His first military assignment was in Germany as a corporal (Spec 4) doing food service for field artillery unit cooking in the field and in garrison feeding about 600 persons three meals a day. Next came Korea, where he was cooking on a regular schedule and so had time for travel. He chose to go to Japan to learn more about Japanese cuisine. He said he went to many small villages, learning how to interact with local cooks and culture.

Then back to the USA, where he became involved in culinary competitions. Local chefs would come to judge teams from the Army worldwide. He modestly noted that he won more than a few times. He specialized in pastry and decorating. Next came a stint as personal chef to a four-star general stationed at the Pentagon. He pursued a hotel and restaurant management degree.

Next came a series of postings that allowed for travel in Italy, Spain, France and England. Food service operations sergeant… feeding 1,500. He was then assigned to the 101st Airborne, which had 30,000 personnel with six dining facilities (mess halls) feeding 5,000 per meal, with 495 personnel assigned to cooking. He was also in Desert Storm Iraq (1990-1991) with food service that fed 2,500 to 7,000 persons at any given meal.

Gary then became an active Army Reservist and for 10 years was sent around the US to train other cooks. The last three units in which he served were all deployed to Iraq.

Gary says the overseas work was hard on his two daughters, Alisha, 16, and Kayla, 12. After retirement he returned to the Midwest to care for his parents, Harold and Carol Kropp.

For now, cooking is on the back burner. However, Gary said whenever the future presents a culinary opportunity, he will return to his first love: the kitchen.

I, for one, am grateful for men like Gary who have given so much of their lives to protect our American way of life. I am happy, too, to have been able to cook a couple of meals for Gary.

Gary’s Bananas Foster

Over Ice Cream

4 oranges

4-6 servings ice cream, any flavor

1 lb. brown sugar

2 bananas

1 oz. rum

Banana-flavored liqueur

Cut oranges in half. Squeeze juice and set aside.

Portion ice cream into serving dishes. (Vanilla is the most common choice.)

Melt butter in a large skillet over heat. Add brown sugar and reserved orange juice. Simmer until caramelized but not burned.

Add banana-flavored liqueur over caramelized glaze. Gently stir in sliced bananas.

Ignite rum and pour over banana mixture. Quickly spoon over ice cream in serving dishes. Serves 4-6.

Pineapple Upside Down Cake

Heavy-duty foil

Yellow or white cake mix

2 eggs

1 1/3 cups water

1/3 cup pineapple juice drained from pineapple rings

1 small can pineapple rings

1 ½ tsp. cooking

Maraschino cherries

2 cups brown sugar

1 stick butter or margarine, melted

Line a 9x12-inch baking pan with foil.

Drain pineapple rings, reserving 1/3 cup of juice.

Place pineapple rings in a row on the foil.

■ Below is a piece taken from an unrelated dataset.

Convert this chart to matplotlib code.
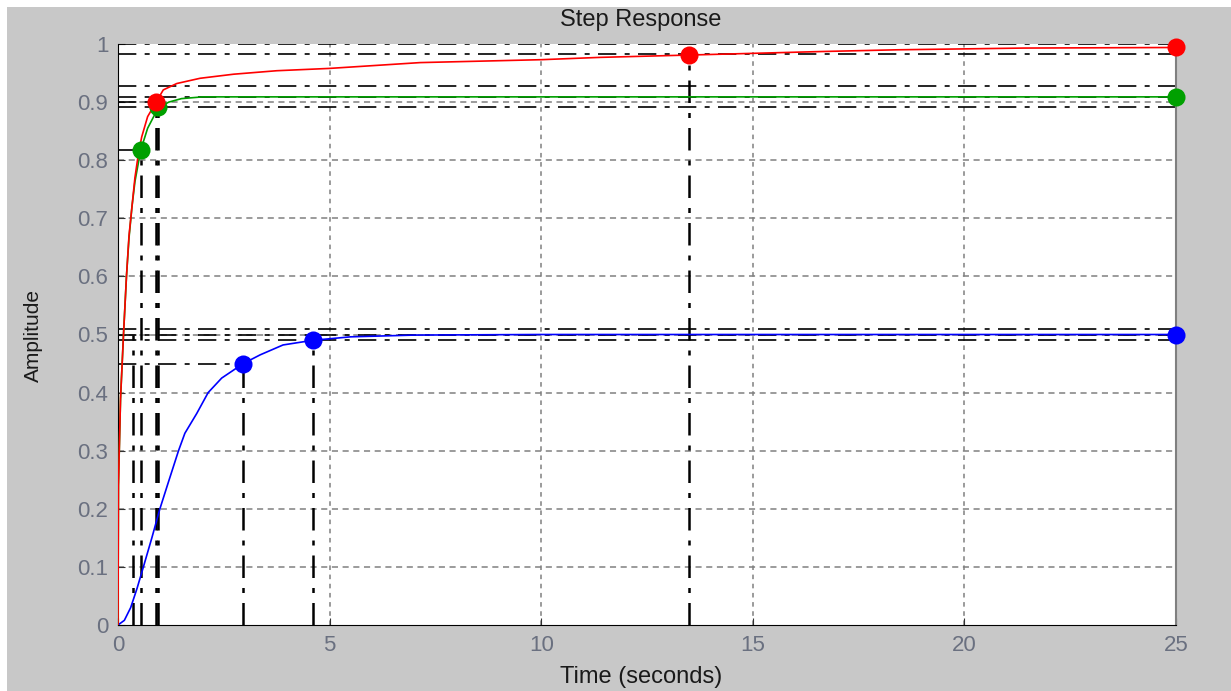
import matplotlib
matplotlib.use("Agg")
import matplotlib.pyplot as plt
from matplotlib.patches import Rectangle

plt.rcParams['font.family'] = ['Liberation Sans', 'DejaVu Sans']

# ---- data ----
blue_t = [0, 0.15, 0.3, 0.45, 0.6, 0.8, 0.99, 1.2, 1.43, 1.58, 1.86, 2.13, 2.45, 2.96, 3.36, 3.9, 4.6, 5.5, 7.0, 10.0, 25.0]
blue_y = [0, 0.008, 0.03, 0.063, 0.1, 0.15, 0.2, 0.248, 0.3, 0.33, 0.364, 0.4, 0.425, 0.45, 0.465, 0.482, 0.49, 0.496, 0.499, 0.5, 0.5]

green_t = [0, 0.01, 0.06, 0.13, 0.2, 0.26, 0.33, 0.4, 0.48, 0.54, 0.7, 0.95, 1.2, 1.5, 2.0, 25.0]
green_y = [0, 0.24, 0.39, 0.5, 0.6, 0.666, 0.72, 0.763, 0.795, 0.818, 0.855, 0.89, 0.9, 0.906, 0.909, 0.909]

red_t = [0, 0.01, 0.06, 0.13, 0.2, 0.26, 0.33, 0.4, 0.48, 0.56, 0.7, 0.9, 1.07, 1.39, 1.94, 2.73, 3.75,
         5.0, 7.14, 10.0, 11.4, 13.5, 16.6, 18.4, 21.4, 25.0]
red_y = [0, 0.24, 0.39, 0.5, 0.6, 0.67, 0.72, 0.77, 0.81, 0.84, 0.875, 0.9, 0.921, 0.932, 0.941, 0.948, 0.954,
         0.958, 0.968, 0.973, 0.977, 0.981, 0.987, 0.99, 0.993, 0.994]

# characteristic points (time, amplitude)
blue_pts_t = [2.96, 4.6, 25.0]
blue_pts_y = [0.45, 0.49, 0.5]
green_pts_t = [0.54, 0.95, 25.0]
green_pts_y = [0.818, 0.891, 0.909]
red_pts_t = [0.9, 13.5, 25.0]
red_pts_y = [0.9, 0.981, 0.994]

# full-width reference levels (settling bands / final values)
band_levels = [1.0, 0.983, 0.928, 0.909, 0.891, 0.51, 0.5, 0.49]
# vertical marker lines: (time, top amplitude)
vline_t = [0.35, 0.54, 0.9, 0.95, 2.96, 4.6, 13.5]
vline_top = [0.5, 0.818, 0.9, 0.891, 0.45, 0.49, 0.981]
# horizontal marker lines from the y axis: (amplitude, end time)
hline_y = [0.818, 0.9, 0.45]
hline_end = [0.54, 0.9, 2.96]

xticks = [0, 5, 10, 15, 20, 25]
yticks = [0, 0.1, 0.2, 0.3, 0.4, 0.5, 0.6, 0.7, 0.8, 0.9, 1]
ytick_labels = ['0', '0.1', '0.2', '0.3', '0.4', '0.5', '0.6', '0.7', '0.8', '0.9', '1']

# ---- figure ----
W, H = 1231, 691
fig = plt.figure(figsize=(W / 100, H / 100), dpi=100, facecolor='white')
fig.patches.append(Rectangle((7 / W, 0), 1 - 7 / W, 1 - 7 / H, transform=fig.transFigure,
                             facecolor='#c8c8c8', edgecolor='none', zorder=-10))

ax = fig.add_axes([118 / W, 1 - 625 / H, (1176 - 118) / W, (625 - 44) / H])
ax.set_facecolor('white')
ax.set_xlim(0, 25)
ax.set_ylim(0, 1)

# grid (gray dashed)
for x in xticks[1:-1]:
    ax.axvline(x, color='#808080', lw=1.1, ls=(0, (3, 3)), zorder=1)
for y in yticks[1:-1]:
    ax.axhline(y, color='#808080', lw=1.1, ls=(0, (4, 3)), zorder=1)

dd = (0, (11, 5, 3, 5))
for lvl in band_levels:
    ax.axhline(lvl, color='black', lw=1.2, ls=dd, zorder=2)
for t, top in zip(vline_t, vline_top):
    ax.plot([t, t], [0, top], color='black', lw=1.8, ls=(0, (9, 4, 2, 4)), zorder=2)
for y, te in zip(hline_y, hline_end):
    ax.plot([0, te], [y, y], color='black', lw=1.2, ls=dd, zorder=2)

ax.plot(blue_t, blue_y, color='#0000ff', lw=1.2, zorder=3)
ax.plot(green_t, green_y, color='#00a000', lw=1.2, zorder=3)
ax.plot(red_t, red_y, color='#ff0000', lw=1.2, zorder=4)

ms = 13
ax.plot(blue_pts_t, blue_pts_y, 'o', color='#0000ff', ms=ms, mec='none', zorder=5, clip_on=False)
ax.plot(green_pts_t, green_pts_y, 'o', color='#00a000', ms=ms, mec='none', zorder=5, clip_on=False)
ax.plot(red_pts_t, red_pts_y, 'o', color='#ff0000', ms=ms, mec='none', zorder=6, clip_on=False)

# spines
ax.spines['left'].set_color('black')
ax.spines['bottom'].set_color('black')
ax.spines['right'].set_color('#808080')
ax.spines['right'].set_linewidth(1.5)
ax.spines['top'].set_visible(False)

ax.set_xticks(xticks)
ax.set_xticklabels([str(v) for v in xticks])
ax.set_yticks(yticks)
ax.set_yticklabels(ytick_labels)
ax.tick_params(direction='in', length=5, colors='#333333', labelcolor='#6a7080', labelsize=16, pad=7)

fig.text(641 / W, 1 - 20 / H, 'Step Response', ha='center', va='center', fontsize=17, color='#1a1a1a')
fig.text(641 / W, 1 - 677 / H, 'Time (seconds)', ha='center', va='center', fontsize=17, color='#1a1a1a')
fig.text(33 / W, 1 - 335 / H, 'Amplitude', ha='center', va='center', rotation=90, fontsize=15, color='#1a1a1a')

fig.savefig('out.png', dpi=100, facecolor=fig.get_facecolor())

Put cherries into the center of the rings. Prepare cake mix using 2 eggs, water and pineapple juice.

Sprinkle brown sugar over fruit and pour melted butter over brown sugar.

Pour cake batter over all. Bake in a 400-degree oven for about 25 minutes or until done.

Cool cake, then flip cake onto another pan or platter of the same size. Serves 10.

Grilled Chicken Breasts with Garlic Sauce

12 chicken breasts, 6 oz. each

2 lb. angel hair pasta


1 bottle Italian-style dressing

6 oz. soy sauce

2 cups water

Garlic sauce:

2 ¼ cups heavy cream

1 ½ tsp. fresh minced garlic

Salt and white pepper to taste

Combine Italian dressing, soy sauce and water in a shallow non-reactive stainless pan or glass container. Marinate chicken breasts in marinade overnight.

To make sauce, combine cream and garlic. Bring to a boil; reduce heat to simmer. Taste and add salt and pepper. Simmer at 140 degrees.

Take chicken from marinade. Broil about 15 minutes or until done. Slice and set aside, keeping warm.

Cook pasta in boiling salted water (add 2 tbsp. cooking oil) just until tender, about 12 minutes. Drain thoroughly.

Place drained pasta on plate. Top with cooked chicken, then cover chicken with garlic sauce. Garnish and serve. Serves 12.